> [Set exercise]:
Write the count of lines that contain the word "this" and nothing else.

[Items listed in a dataset]

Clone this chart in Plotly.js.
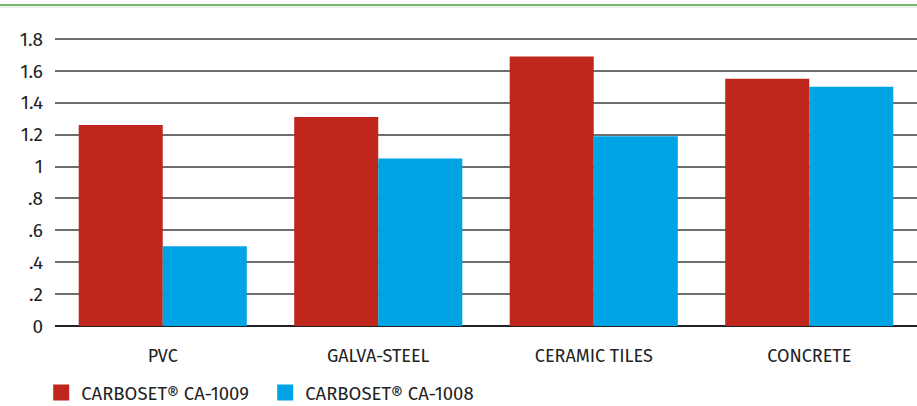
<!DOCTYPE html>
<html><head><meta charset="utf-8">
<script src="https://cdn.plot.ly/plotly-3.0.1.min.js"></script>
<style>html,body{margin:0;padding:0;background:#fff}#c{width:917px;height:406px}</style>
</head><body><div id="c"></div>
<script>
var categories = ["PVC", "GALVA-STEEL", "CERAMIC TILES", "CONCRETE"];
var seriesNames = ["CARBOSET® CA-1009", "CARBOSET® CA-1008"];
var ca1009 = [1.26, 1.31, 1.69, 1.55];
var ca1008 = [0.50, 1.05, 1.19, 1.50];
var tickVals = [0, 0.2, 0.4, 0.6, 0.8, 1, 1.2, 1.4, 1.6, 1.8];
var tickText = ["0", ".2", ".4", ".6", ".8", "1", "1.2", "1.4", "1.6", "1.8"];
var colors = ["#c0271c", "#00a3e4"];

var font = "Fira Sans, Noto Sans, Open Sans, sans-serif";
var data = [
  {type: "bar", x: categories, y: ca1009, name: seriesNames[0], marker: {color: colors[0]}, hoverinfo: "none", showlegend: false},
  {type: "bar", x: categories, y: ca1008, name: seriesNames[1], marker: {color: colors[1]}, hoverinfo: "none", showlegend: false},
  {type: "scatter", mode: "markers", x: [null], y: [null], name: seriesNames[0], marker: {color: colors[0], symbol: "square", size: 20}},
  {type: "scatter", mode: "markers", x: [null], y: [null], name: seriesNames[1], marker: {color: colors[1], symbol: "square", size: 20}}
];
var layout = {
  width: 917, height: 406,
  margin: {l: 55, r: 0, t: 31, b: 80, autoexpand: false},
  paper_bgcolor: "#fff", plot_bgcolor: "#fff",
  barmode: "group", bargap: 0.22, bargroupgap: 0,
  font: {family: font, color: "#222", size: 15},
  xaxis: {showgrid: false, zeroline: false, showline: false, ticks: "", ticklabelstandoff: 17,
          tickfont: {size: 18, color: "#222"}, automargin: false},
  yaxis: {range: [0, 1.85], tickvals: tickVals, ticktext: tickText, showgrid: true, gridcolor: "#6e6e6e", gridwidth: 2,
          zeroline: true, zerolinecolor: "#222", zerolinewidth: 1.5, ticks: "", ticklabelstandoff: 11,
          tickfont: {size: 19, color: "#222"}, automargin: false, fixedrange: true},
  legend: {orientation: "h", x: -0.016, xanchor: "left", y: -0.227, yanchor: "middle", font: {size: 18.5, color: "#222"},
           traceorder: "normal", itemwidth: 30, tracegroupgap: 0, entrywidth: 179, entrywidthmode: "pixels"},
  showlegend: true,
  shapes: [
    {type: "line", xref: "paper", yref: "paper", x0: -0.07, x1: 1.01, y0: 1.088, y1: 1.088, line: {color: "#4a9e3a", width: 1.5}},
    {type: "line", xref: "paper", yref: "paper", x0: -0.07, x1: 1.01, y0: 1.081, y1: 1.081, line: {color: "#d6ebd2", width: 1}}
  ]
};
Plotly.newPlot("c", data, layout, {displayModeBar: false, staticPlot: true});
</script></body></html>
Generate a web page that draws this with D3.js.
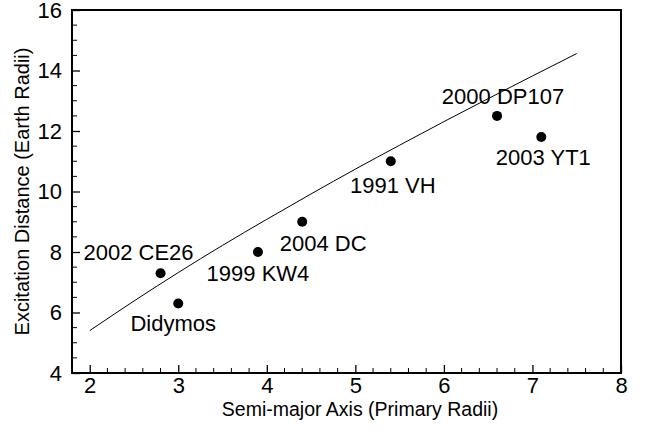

> [Exercise response]:
2